Aim
Pictures stay out of the copy; set down each line of the listing below exactly.

[START]

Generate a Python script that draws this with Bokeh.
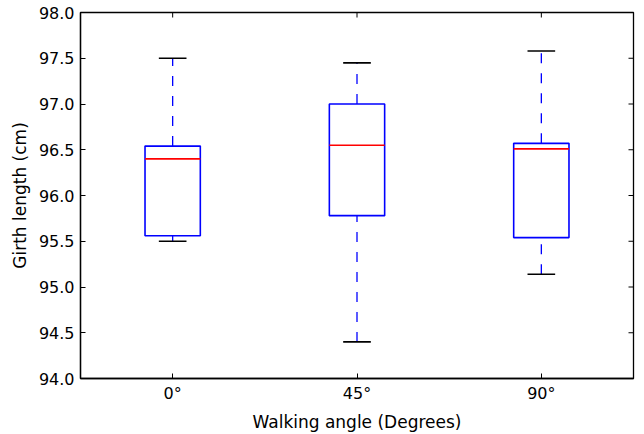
from bokeh.plotting import figure
from bokeh.models import ColumnDataSource, FactorRange, Range1d, FixedTicker, CustomJSTickFormatter
from bokeh.transform import dodge
from bokeh.embed import file_html
from bokeh.resources import INLINE

categories = ["0°", "45°", "90°"]
whisker_low = [95.50, 94.40, 95.14]
q1 = [95.56, 95.78, 95.54]
median = [96.40, 96.55, 96.51]
q3 = [96.54, 97.00, 96.57]
whisker_high = [97.50, 97.45, 97.58]
y_ticks = [94.0, 94.5, 95.0, 95.5, 96.0, 96.5, 97.0, 97.5, 98.0]

src = ColumnDataSource(dict(cat=categories, lo=whisker_low, q1=q1, med=median, q3=q3, hi=whisker_high))

FONT = "DejaVu Sans"
xr = FactorRange(factors=categories, range_padding=0)
p = figure(width=644, height=434, output_backend="svg", toolbar_location=None,
           x_range=xr, y_range=Range1d(y_ticks[0], y_ticks[-1]),
           min_border_left=80, min_border_right=11, min_border_top=12, min_border_bottom=55)
p.grid.visible = False
p.outline_line_color = "black"
p.outline_line_width = 1.3
p.background_fill_color = "white"
p.border_fill_color = "white"

BW = 0.3
CW = 0.15
# whiskers (dashed)
p.segment(x0="cat", y0="q3", x1="cat", y1="hi", source=src, line_color="blue", line_width=1.3, line_dash="10 10")
p.segment(x0="cat", y0="lo", x1="cat", y1="q1", source=src, line_color="blue", line_width=1.3, line_dash="10 10")
# caps
p.segment(x0=dodge("cat", -CW / 2, range=xr), x1=dodge("cat", CW / 2, range=xr), y0="hi", y1="hi",
          source=src, line_color="black", line_width=1.6)
p.segment(x0=dodge("cat", -CW / 2, range=xr), x1=dodge("cat", CW / 2, range=xr), y0="lo", y1="lo",
          source=src, line_color="black", line_width=1.6)
# boxes
p.vbar(x="cat", bottom="q1", top="q3", width=BW, source=src, fill_color=None, line_color="blue", line_width=1.6)
# median
p.segment(x0=dodge("cat", -BW / 2, range=xr), x1=dodge("cat", BW / 2, range=xr), y0="med", y1="med",
          source=src, line_color="red", line_width=1.6)

# mirrored inward ticks on right and top edges (clipped to frame)
tick_src_r = ColumnDataSource(dict(c=[categories[-1]] * len(y_ticks), y=y_ticks))
p.scatter(x=dodge("c", 0.5, range=xr), y="y", source=tick_src_r, marker="dash", size=10,
          line_color="black", line_width=1)
tick_src_t = ColumnDataSource(dict(c=categories, y=[y_ticks[-1]] * len(categories)))
p.scatter(x="c", y="y", source=tick_src_t, marker="dash", size=10, angle=1.5707963,
          line_color="black", line_width=1)

for ax in (p.xaxis[0], p.yaxis[0]):
    ax.major_tick_in = 5
    ax.major_tick_out = 0
    ax.minor_tick_in = 0
    ax.minor_tick_out = 0
    ax.axis_line_color = "black"
    ax.axis_line_width = 1.3
    ax.major_label_text_font = FONT
    ax.major_label_text_font_size = "16px"
    ax.major_label_text_color = "black"
    ax.axis_label_text_font = FONT
    ax.axis_label_text_font_size = "17px"
    ax.axis_label_text_font_style = "normal"
    ax.axis_label_text_color = "black"
    ax.major_tick_line_color = "black"

p.yaxis[0].ticker = FixedTicker(ticks=y_ticks)
p.yaxis[0].formatter = CustomJSTickFormatter(code="return tick.toFixed(1);")
p.yaxis[0].axis_label = "Girth length (cm)"
p.yaxis[0].axis_label_standoff = 6
p.yaxis[0].major_label_standoff = 6
p.xaxis[0].axis_label = "Walking angle (Degrees)"
p.xaxis[0].major_label_standoff = 5
p.xaxis[0].axis_label_standoff = 6

open("out.html", "w").write(file_html(p, INLINE))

[END]

Correct answer
Generate a Python script that draws this with Bokeh.
from bokeh.plotting import figure
from bokeh.models import ColumnDataSource, FactorRange, Range1d, FixedTicker, CustomJSTickFormatter
from bokeh.transform import dodge
from bokeh.embed import file_html
from bokeh.resources import INLINE

categories = ["0°", "45°", "90°"]
whisker_low = [95.50, 94.40, 95.14]
q1 = [95.56, 95.78, 95.54]
median = [96.40, 96.55, 96.51]
q3 = [96.54, 97.00, 96.57]
whisker_high = [97.50, 97.45, 97.58]
y_ticks = [94.0, 94.5, 95.0, 95.5, 96.0, 96.5, 97.0, 97.5, 98.0]

src = ColumnDataSource(dict(cat=categories, lo=whisker_low, q1=q1, med=median, q3=q3, hi=whisker_high))

FONT = "DejaVu Sans"
xr = FactorRange(factors=categories, range_padding=0)
p = figure(width=644, height=434, output_backend="svg", toolbar_location=None,
           x_range=xr, y_range=Range1d(y_ticks[0], y_ticks[-1]),
           min_border_left=80, min_border_right=11, min_border_top=12, min_border_bottom=55)
p.grid.visible = False
p.outline_line_color = "black"
p.outline_line_width = 1.3
p.background_fill_color = "white"
p.border_fill_color = "white"

BW = 0.3
CW = 0.15
# whiskers (dashed)
p.segment(x0="cat", y0="q3", x1="cat", y1="hi", source=src, line_color="blue", line_width=1.3, line_dash="10 10")
p.segment(x0="cat", y0="lo", x1="cat", y1="q1", source=src, line_color="blue", line_width=1.3, line_dash="10 10")
# caps
p.segment(x0=dodge("cat", -CW / 2, range=xr), x1=dodge("cat", CW / 2, range=xr), y0="hi", y1="hi",
          source=src, line_color="black", line_width=1.6)
p.segment(x0=dodge("cat", -CW / 2, range=xr), x1=dodge("cat", CW / 2, range=xr), y0="lo", y1="lo",
          source=src, line_color="black", line_width=1.6)
# boxes
p.vbar(x="cat", bottom="q1", top="q3", width=BW, source=src, fill_color=None, line_color="blue", line_width=1.6)
# median
p.segment(x0=dodge("cat", -BW / 2, range=xr), x1=dodge("cat", BW / 2, range=xr), y0="med", y1="med",
          source=src, line_color="red", line_width=1.6)

# mirrored inward ticks on right and top edges (clipped to frame)
tick_src_r = ColumnDataSource(dict(c=[categories[-1]] * len(y_ticks), y=y_ticks))
p.scatter(x=dodge("c", 0.5, range=xr), y="y", source=tick_src_r, marker="dash", size=10,
          line_color="black", line_width=1)
tick_src_t = ColumnDataSource(dict(c=categories, y=[y_ticks[-1]] * len(categories)))
p.scatter(x="c", y="y", source=tick_src_t, marker="dash", size=10, angle=1.5707963,
          line_color="black", line_width=1)

for ax in (p.xaxis[0], p.yaxis[0]):
    ax.major_tick_in = 5
    ax.major_tick_out = 0
    ax.minor_tick_in = 0
    ax.minor_tick_out = 0
    ax.axis_line_color = "black"
    ax.axis_line_width = 1.3
    ax.major_label_text_font = FONT
    ax.major_label_text_font_size = "16px"
    ax.major_label_text_color = "black"
    ax.axis_label_text_font = FONT
    ax.axis_label_text_font_size = "17px"
    ax.axis_label_text_font_style = "normal"
    ax.axis_label_text_color = "black"
    ax.major_tick_line_color = "black"

p.yaxis[0].ticker = FixedTicker(ticks=y_ticks)
p.yaxis[0].formatter = CustomJSTickFormatter(code="return tick.toFixed(1);")
p.yaxis[0].axis_label = "Girth length (cm)"
p.yaxis[0].axis_label_standoff = 6
p.yaxis[0].major_label_standoff = 6
p.xaxis[0].axis_label = "Walking angle (Degrees)"
p.xaxis[0].major_label_standoff = 5
p.xaxis[0].axis_label_standoff = 6

open("out.html", "w").write(file_html(p, INLINE))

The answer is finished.